Ahora bien, a primera vista encuentro cuatro grandes problemas a la hora de clasificar las preguntas:

 

1. Todo lo que está relacionado con Dios. ¿Cómo encontrarle? ¿Por casualidad, por gracia, por método? ¿Qué cambia en una vida el encuentro con Dios? ¿Por qué existen las diversas religiones y cómo escoger entre ellas? ¿Cuál es la cualidad de lo divino en el cristianismo? ¿Es cierto que Dios puede amarnos? ¿De dónde sacan esta certeza los que lo afirman? ¿No será que buscan seguridades? ¿Es posible vivir inteligente y generosamente sin creer en Dios? ¿Cómo hay que organizar la vida espiritual? ¿No queda todo esto reducido a la nadador la escandalosa existencia del mal y finalmente ¿Qué es creer? etcétera

 

2. Todo lo que está relacionado con Cristo. En un momento en que los medios de comunicación le presentan con todo tipo de rostros. ¿Qué pensar de su psicología y, especialmente, de sus tentaciones? ¿Cuál puede ser el significado de sus milagros, negados por algunos exegetas y curiosamente rehabilitados... en el teatro, por Henri Tisot? ¿Qué pueden aportarnos los sacramentos, celebrados a menudo de una manera aburrida? ¿La Eucaristía es la presencia de Cristo? Jesús pretende ser el Camino, la Verdad y la Vida, ¿cómo puede sostenerse esto hoy, cuando cada uno se construye su propia religión a la carta? Jesús nos ha dado la consigna de evangelizar: ¿no es esto una agresión, una intolerancia y un sectarismo? Etcétera.

 

3. Todo lo que concierne a la Iglesia. ¿Cuál es su origen y cómo ha nacido? ¿Cuál es su papel en relación con Cristo? ¿No le está haciendo sombra? ¿De donde saca la Iglesia sus exigencias morales, sobre todo en materia de pureza? ¿Con qué derecho se dirige no sólo a sus fieles, sino también a toda la sociedad? ¿Qué pensar de sus intervenciones públicas? ¿Tiene derecho a hacerlas? En caso afirmativo, ¿las intervenciones públicas de la Iglesia son adecuadas a los tiempos en que vivimos? ¿Qué sabe la Iglesia del hombre? ¿Cómo conciliar el cristianismo con la modernidad? Etcétera.

 

4. Todo lo que define al hombre. Entre los dos extremos de su existencia. ¿La creación consiste en el big-bang? ¿Queda herido el hombre cuando la procreación se hace sin amor? ¿Saberse amado por Dios basta para ser feliz? ¿Es posible una «civilización del amor»? ¿No es algo sobrehumano el perdonar? ¿Vale la pena vivir, sobre todo cuando sabemos que vamos a morir? ¿Por qué se nos roban prematuramente a nuestros seres queridos? ¿Existe el más allá y en qué consiste? ¿Hay posibilidad de comunicación con los muertos? ¿Cómo permanecer en contacto con ellos? ¿Es creíble una alegría eterna, aunque sea con Cristo? Etcétera.

 

Este es el plan que voy a intentar seguir lo mejor que pueda, sin ahogar por eso las preguntas. Confía en mí: te descubrirás en estas páginas. Es verdad que no conozco a todos los jóvenes, aunque haya compartido mi vida con muchos.

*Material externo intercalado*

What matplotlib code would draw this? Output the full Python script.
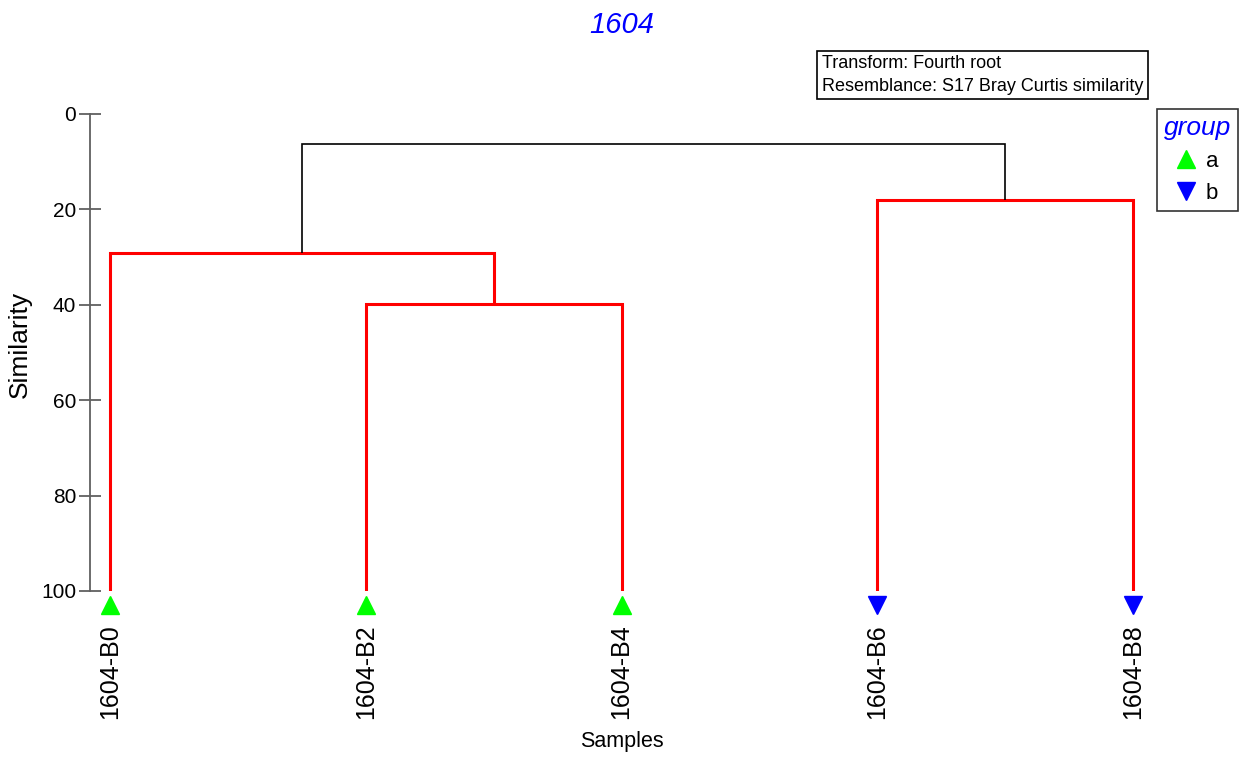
import matplotlib.pyplot as plt
from matplotlib.lines import Line2D

plt.rcParams['font.family'] = ['Liberation Sans', 'DejaVu Sans']

# leaves (left to right) and their groups
samples = ['1604-B0', '1604-B2', '1604-B4', '1604-B6', '1604-B8']
groups = ['a', 'a', 'a', 'b', 'b']
# merges: (left node, right node, similarity level, colour)
merges = [
    (1, 2, 39.8, 'red'),    # node 5
    (0, 5, 29.1, 'red'),    # node 6
    (3, 4, 18.0, 'red'),    # node 7
    (6, 7, 6.3, 'black'),   # node 8
]
group_style = {'a': ('^', '#00ff00'), 'b': ('v', '#0000ff')}

fig = plt.figure(figsize=(12.48, 7.59), dpi=100)
W, H = 1248, 759
ax = fig.add_axes([90 / W, 1 - 591 / H, (1160 - 90) / W, (591 - 114) / H])

xpos = {i: float(i) for i in range(len(samples))}
ypos = {i: 100.0 for i in range(len(samples))}
n = len(samples)
for k, (a, b, h, c) in enumerate(merges):
    lw = 2.2 if c == 'red' else 1.2
    ax.plot([xpos[a], xpos[a], xpos[b], xpos[b]], [ypos[a], h, h, ypos[b]],
            color=c, lw=lw, solid_capstyle='butt', solid_joinstyle='miter')
    xpos[n + k] = (xpos[a] + xpos[b]) / 2
    ypos[n + k] = h

for i, g in enumerate(groups):
    m, col = group_style[g]
    ax.plot(i, 103.0, marker=m, color=col, ms=13, ls='none', clip_on=False)

ax.set_xlim(-20 / 255.75, (1160 - 110) / 255.75)
ax.set_ylim(100, 0)
ax.set_yticks([0, 20, 40, 60, 80, 100])
ax.tick_params(axis='y', direction='inout', length=16, width=1.3, color='#606060',
               labelsize=15, pad=2)
ax.set_xticks(range(len(samples)))
ax.set_xticklabels(samples, rotation=90, fontsize=18)
ax.tick_params(axis='x', length=0, pad=24)
for s in ['top', 'right', 'bottom']:
    ax.spines[s].set_visible(False)
ax.spines['left'].set_color('#606060')
ax.spines['left'].set_linewidth(1.3)

fig.text(20 / W, 1 - 344 / H, 'Similarity', fontsize=19, rotation=90,
         ha='center', va='center')
fig.text(622 / W, 1 - 741 / H, 'Samples', fontsize=15.5, ha='center', va='center')
fig.text(622 / W, 1 - 25 / H, '1604', fontsize=21, style='italic', color='#0000ff',
         ha='center', va='center')

fig.text(822 / W, 1 - 75 / H, 'Transform: Fourth root\nResemblance: S17 Bray Curtis similarity',
         fontsize=13, ha='left', va='center', linespacing=1.45,
         bbox=dict(boxstyle='square,pad=0.25', fc='white', ec='black', lw=1.2))

handles = [Line2D([], [], marker=group_style[g][0], color=group_style[g][1], ls='none', ms=13)
           for g in ['a', 'b']]
leg = fig.legend(handles, ['a', 'b'], title='group', loc='upper right',
                 bbox_to_anchor=(1238 / W, 1 - 109 / H), fontsize=16, frameon=True,
                 fancybox=False, edgecolor='black', handlelength=0.8, handletextpad=0.5,
                 borderpad=0.3, labelspacing=0.5, borderaxespad=0)
leg.get_frame().set_linewidth(1.2)
leg.get_title().set_fontsize(19)
leg.get_title().set_color('#0000ff')
leg.get_title().set_style('italic')

fig.savefig('out.png', dpi=100)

Además, no todos los jóvenes son iguales. Los cercanos no deben hacernos olvidar a la multitud de los alejados. Por otra parte, algunos jóvenes se dejan influir demasiado por los adultos que se ocupan de ellos. Porque también existe el laico, «voz de su cura»... Y, sin embargo, tu generación posee una cierta homogeneidad, aun teniendo en cuenta los distintos niveles culturales. También en las Universidades, donde se educa en el rigor, hay jóvenes que se dejan tentar por las sectas, y la ignorancia religiosa es tan grande entre ellos como entre los jóvenes que no han tenido la oportunidad de pisar las aulas universitarias. Hasta tal punto que el mejor de la promoción no es capaz, a veces, de entender el sentido de un belén o de una vidriera de la catedral de León.

En todo caso, tranquilízate, amigo. No voy a servirme de ti para justificar mis reacciones de sexagenario. Para confesártelo todo, tengo que decirte que hay algunos puntos importantes sobre los que me siento totalmente diferente de ti. Es algo que vas a constatar más de una vez. Al final, quizá puedas, de todas formas, encontrar en estas páginas un retrato de joven muy parecido a ti.

¡Y basta ya de preámbulos! ¡Que el Espíritu de Jesús te ayude a leerme, como me ayuda a escribirte en este momento! El mismo Espíritu que esta noche hace desplegar en la capital la bella y tranquila parábola de Taizé.